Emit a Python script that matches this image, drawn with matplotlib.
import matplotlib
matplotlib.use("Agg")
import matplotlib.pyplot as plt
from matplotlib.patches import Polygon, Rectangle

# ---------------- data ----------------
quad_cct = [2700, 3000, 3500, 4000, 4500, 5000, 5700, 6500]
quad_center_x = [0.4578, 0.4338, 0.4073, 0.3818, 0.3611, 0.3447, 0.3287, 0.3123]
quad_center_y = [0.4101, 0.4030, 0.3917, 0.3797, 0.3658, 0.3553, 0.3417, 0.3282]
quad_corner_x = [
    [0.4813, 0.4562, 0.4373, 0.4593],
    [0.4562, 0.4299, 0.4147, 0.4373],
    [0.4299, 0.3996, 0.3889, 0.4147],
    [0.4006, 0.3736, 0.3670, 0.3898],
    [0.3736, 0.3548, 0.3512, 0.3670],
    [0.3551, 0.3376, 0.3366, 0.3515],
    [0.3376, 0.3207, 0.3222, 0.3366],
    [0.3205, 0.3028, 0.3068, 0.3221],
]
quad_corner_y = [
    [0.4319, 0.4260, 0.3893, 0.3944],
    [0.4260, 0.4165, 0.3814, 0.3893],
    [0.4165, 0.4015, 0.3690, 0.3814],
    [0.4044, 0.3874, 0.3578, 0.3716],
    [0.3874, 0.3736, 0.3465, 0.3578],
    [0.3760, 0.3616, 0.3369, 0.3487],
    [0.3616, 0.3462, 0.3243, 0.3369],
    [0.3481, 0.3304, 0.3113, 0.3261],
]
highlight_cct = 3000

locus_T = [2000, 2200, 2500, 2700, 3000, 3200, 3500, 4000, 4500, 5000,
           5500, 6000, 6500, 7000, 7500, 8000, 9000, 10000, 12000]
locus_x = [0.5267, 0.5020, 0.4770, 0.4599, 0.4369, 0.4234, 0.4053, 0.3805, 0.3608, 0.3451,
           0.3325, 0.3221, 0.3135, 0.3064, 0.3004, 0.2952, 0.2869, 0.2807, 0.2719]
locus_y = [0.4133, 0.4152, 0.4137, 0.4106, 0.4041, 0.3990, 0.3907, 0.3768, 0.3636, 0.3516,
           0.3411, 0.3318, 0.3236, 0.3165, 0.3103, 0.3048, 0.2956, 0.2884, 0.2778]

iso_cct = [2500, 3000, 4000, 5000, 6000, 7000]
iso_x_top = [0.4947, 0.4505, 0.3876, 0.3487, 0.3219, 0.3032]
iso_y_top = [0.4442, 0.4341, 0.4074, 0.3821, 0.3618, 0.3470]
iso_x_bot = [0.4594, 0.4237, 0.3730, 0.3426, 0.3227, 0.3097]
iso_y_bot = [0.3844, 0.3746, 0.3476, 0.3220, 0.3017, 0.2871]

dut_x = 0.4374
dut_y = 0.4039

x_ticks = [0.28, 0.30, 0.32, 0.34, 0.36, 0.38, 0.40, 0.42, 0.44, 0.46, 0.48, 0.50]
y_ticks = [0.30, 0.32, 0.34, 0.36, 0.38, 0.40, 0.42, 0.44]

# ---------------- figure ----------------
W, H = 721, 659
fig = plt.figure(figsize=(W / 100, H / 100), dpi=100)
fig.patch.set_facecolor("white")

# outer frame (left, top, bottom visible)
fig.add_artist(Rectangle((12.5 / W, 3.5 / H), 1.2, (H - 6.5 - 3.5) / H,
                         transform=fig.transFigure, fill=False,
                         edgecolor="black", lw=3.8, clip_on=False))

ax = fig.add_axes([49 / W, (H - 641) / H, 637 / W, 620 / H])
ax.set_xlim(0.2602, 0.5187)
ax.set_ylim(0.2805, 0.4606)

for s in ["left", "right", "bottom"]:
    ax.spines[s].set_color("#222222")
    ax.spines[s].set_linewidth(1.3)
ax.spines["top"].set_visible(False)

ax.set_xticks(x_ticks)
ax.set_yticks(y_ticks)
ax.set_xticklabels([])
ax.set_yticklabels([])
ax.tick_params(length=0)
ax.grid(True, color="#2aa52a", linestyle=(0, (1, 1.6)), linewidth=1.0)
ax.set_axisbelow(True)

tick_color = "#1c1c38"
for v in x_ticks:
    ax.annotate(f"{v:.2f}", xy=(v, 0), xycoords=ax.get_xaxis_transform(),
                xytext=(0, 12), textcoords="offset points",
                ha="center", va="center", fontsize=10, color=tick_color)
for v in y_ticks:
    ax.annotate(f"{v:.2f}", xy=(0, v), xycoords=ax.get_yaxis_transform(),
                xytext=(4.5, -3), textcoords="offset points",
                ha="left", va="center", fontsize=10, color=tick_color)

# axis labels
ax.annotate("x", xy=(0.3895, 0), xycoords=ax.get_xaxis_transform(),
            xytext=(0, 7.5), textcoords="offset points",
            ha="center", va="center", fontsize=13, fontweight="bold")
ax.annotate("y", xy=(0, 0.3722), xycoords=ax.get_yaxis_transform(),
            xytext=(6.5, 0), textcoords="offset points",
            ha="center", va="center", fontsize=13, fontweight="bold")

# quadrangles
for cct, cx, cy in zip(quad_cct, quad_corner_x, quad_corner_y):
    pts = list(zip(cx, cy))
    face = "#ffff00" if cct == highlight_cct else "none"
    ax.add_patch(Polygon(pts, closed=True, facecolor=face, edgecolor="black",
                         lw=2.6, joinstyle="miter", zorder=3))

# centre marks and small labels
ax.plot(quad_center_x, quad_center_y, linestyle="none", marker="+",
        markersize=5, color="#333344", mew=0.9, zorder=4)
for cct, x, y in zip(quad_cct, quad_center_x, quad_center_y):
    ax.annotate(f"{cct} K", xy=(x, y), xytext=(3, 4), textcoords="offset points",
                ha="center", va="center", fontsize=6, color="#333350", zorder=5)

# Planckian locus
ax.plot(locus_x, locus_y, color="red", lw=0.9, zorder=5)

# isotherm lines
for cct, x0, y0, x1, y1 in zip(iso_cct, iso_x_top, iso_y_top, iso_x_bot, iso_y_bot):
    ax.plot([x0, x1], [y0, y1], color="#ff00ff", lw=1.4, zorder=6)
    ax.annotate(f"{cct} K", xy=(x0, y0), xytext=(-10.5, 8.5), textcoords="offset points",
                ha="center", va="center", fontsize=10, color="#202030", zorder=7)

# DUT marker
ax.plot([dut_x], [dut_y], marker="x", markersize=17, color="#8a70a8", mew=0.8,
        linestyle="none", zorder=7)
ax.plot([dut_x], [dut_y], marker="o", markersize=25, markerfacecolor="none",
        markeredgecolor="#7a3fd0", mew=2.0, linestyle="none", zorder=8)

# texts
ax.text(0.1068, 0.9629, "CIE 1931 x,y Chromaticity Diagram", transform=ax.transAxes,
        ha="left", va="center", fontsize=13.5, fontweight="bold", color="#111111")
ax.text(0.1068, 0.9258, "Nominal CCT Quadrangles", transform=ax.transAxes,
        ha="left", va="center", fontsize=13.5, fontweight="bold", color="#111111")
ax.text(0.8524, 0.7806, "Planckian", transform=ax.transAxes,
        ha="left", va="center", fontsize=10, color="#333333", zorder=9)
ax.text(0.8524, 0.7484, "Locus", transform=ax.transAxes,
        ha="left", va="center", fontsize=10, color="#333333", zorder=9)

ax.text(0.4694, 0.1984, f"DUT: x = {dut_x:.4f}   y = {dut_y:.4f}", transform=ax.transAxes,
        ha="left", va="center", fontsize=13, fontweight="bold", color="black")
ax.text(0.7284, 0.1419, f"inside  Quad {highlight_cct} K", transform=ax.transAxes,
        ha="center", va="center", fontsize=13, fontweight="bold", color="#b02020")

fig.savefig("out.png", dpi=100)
--- --- ---
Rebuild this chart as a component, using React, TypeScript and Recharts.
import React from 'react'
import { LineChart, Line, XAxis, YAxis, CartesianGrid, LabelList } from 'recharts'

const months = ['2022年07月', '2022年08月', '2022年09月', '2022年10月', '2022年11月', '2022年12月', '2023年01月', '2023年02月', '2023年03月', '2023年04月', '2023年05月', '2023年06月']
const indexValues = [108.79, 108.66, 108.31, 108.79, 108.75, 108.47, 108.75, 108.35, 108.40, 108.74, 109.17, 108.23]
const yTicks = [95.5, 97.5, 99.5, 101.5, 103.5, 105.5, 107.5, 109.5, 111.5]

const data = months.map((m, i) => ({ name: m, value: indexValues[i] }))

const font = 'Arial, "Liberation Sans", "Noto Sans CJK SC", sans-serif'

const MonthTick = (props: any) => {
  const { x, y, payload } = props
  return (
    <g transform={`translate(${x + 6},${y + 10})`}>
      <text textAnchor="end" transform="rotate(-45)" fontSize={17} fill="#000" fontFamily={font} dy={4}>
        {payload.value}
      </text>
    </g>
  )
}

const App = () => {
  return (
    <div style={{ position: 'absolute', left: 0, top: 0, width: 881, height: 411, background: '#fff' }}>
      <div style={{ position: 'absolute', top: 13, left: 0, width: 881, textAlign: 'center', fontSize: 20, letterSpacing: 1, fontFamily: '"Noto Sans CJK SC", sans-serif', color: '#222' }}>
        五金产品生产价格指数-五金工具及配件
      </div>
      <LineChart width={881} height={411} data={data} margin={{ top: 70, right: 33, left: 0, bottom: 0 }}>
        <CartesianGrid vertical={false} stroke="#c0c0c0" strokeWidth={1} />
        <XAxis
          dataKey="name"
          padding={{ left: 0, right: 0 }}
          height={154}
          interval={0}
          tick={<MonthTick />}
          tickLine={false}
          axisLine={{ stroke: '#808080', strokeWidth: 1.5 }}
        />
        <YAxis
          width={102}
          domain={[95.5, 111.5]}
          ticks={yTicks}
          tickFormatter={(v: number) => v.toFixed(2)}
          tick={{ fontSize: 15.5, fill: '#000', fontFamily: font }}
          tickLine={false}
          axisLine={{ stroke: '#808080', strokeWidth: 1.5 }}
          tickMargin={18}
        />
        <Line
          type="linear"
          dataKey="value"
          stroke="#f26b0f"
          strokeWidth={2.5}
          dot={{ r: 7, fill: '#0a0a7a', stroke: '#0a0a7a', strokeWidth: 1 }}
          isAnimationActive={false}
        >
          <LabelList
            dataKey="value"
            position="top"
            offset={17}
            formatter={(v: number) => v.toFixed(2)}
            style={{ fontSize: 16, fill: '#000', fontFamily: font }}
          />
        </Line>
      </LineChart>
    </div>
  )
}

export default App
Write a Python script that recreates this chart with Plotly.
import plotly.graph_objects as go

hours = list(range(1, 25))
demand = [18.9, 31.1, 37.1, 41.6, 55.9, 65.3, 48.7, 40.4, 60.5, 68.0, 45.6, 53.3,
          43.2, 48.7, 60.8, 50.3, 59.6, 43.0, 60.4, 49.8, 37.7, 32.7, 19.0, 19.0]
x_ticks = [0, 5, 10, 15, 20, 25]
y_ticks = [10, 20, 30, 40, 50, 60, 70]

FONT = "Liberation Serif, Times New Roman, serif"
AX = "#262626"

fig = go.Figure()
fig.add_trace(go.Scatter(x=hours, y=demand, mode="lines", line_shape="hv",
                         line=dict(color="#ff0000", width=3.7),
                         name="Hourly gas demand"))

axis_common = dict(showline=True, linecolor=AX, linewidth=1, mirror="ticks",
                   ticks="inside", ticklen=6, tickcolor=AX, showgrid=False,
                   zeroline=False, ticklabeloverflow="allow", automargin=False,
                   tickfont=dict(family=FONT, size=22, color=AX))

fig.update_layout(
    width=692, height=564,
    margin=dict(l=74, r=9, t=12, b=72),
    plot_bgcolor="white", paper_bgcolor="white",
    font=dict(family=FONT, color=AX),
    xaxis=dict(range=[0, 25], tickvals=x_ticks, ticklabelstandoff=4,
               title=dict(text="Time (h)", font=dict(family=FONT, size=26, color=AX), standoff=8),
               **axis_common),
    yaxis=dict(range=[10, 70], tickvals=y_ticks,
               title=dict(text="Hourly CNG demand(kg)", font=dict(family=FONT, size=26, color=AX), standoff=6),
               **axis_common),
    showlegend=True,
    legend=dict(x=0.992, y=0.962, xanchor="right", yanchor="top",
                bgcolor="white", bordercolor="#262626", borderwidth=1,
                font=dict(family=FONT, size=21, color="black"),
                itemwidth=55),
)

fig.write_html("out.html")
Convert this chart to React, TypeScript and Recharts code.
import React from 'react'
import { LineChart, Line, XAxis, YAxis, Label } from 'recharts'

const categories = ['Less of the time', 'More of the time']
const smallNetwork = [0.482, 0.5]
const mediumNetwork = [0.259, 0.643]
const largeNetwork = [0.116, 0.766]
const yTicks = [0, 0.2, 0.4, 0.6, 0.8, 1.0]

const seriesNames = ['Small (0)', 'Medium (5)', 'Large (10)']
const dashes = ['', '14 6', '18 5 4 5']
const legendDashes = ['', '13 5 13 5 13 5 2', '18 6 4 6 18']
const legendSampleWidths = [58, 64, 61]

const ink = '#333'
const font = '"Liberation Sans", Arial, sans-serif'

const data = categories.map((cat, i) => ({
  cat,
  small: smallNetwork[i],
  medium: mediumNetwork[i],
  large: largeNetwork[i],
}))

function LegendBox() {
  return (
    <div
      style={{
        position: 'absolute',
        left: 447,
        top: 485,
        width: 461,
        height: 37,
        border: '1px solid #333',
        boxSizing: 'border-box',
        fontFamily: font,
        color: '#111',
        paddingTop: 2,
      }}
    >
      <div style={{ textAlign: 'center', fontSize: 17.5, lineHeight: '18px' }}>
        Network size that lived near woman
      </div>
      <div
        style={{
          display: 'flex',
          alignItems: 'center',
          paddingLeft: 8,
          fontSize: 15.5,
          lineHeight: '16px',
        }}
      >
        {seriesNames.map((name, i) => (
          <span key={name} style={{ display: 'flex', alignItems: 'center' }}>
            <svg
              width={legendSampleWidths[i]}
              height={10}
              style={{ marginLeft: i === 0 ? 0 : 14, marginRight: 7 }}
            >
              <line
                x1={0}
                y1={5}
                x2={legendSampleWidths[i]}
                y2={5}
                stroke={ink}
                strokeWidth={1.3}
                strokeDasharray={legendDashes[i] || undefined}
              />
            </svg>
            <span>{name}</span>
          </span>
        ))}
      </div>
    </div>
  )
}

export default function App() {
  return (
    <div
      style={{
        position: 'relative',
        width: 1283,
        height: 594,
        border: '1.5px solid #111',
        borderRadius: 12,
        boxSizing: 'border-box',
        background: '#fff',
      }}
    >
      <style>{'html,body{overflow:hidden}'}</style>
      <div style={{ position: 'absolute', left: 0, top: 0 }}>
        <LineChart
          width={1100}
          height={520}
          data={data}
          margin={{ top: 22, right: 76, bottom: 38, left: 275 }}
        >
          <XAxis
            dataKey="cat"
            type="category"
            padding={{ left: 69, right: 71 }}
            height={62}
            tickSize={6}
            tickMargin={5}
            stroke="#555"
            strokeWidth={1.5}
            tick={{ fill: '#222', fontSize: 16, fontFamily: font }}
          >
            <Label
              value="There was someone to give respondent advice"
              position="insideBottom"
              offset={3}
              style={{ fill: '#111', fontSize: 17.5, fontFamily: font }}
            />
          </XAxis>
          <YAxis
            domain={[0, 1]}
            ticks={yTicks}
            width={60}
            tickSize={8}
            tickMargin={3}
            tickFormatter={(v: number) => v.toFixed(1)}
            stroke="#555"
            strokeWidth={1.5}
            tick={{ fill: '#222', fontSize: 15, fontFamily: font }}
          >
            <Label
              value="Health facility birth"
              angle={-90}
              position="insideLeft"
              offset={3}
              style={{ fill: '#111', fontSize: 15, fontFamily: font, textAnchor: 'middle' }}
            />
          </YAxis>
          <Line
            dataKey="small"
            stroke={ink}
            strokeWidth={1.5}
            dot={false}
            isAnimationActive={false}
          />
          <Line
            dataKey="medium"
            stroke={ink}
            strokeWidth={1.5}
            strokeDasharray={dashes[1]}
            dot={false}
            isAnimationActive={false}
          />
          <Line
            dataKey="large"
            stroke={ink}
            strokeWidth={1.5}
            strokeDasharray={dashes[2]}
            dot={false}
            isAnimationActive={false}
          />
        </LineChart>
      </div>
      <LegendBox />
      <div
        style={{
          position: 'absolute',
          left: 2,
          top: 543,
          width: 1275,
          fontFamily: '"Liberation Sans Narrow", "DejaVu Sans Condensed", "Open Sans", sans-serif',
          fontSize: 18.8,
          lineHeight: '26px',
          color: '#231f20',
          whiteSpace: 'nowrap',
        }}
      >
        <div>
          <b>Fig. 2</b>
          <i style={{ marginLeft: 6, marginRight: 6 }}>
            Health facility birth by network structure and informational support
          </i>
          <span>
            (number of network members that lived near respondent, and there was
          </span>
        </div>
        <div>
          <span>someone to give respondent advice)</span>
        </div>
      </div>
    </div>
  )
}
--- --- ---
▸ **REQUIRED WORK**
From the records above, repeat exactly the lines from the one with "Emit a Python" through the one with "highlight_cct = 3000", both included.

▸ **SOLVED PROBLEM**
Emit a Python script that matches this image, drawn with matplotlib.
import matplotlib
matplotlib.use("Agg")
import matplotlib.pyplot as plt
from matplotlib.patches import Polygon, Rectangle

# ---------------- data ----------------
quad_cct = [2700, 3000, 3500, 4000, 4500, 5000, 5700, 6500]
quad_center_x = [0.4578, 0.4338, 0.4073, 0.3818, 0.3611, 0.3447, 0.3287, 0.3123]
quad_center_y = [0.4101, 0.4030, 0.3917, 0.3797, 0.3658, 0.3553, 0.3417, 0.3282]
quad_corner_x = [
    [0.4813, 0.4562, 0.4373, 0.4593],
    [0.4562, 0.4299, 0.4147, 0.4373],
    [0.4299, 0.3996, 0.3889, 0.4147],
    [0.4006, 0.3736, 0.3670, 0.3898],
    [0.3736, 0.3548, 0.3512, 0.3670],
    [0.3551, 0.3376, 0.3366, 0.3515],
    [0.3376, 0.3207, 0.3222, 0.3366],
    [0.3205, 0.3028, 0.3068, 0.3221],
]
quad_corner_y = [
    [0.4319, 0.4260, 0.3893, 0.3944],
    [0.4260, 0.4165, 0.3814, 0.3893],
    [0.4165, 0.4015, 0.3690, 0.3814],
    [0.4044, 0.3874, 0.3578, 0.3716],
    [0.3874, 0.3736, 0.3465, 0.3578],
    [0.3760, 0.3616, 0.3369, 0.3487],
    [0.3616, 0.3462, 0.3243, 0.3369],
    [0.3481, 0.3304, 0.3113, 0.3261],
]
highlight_cct = 3000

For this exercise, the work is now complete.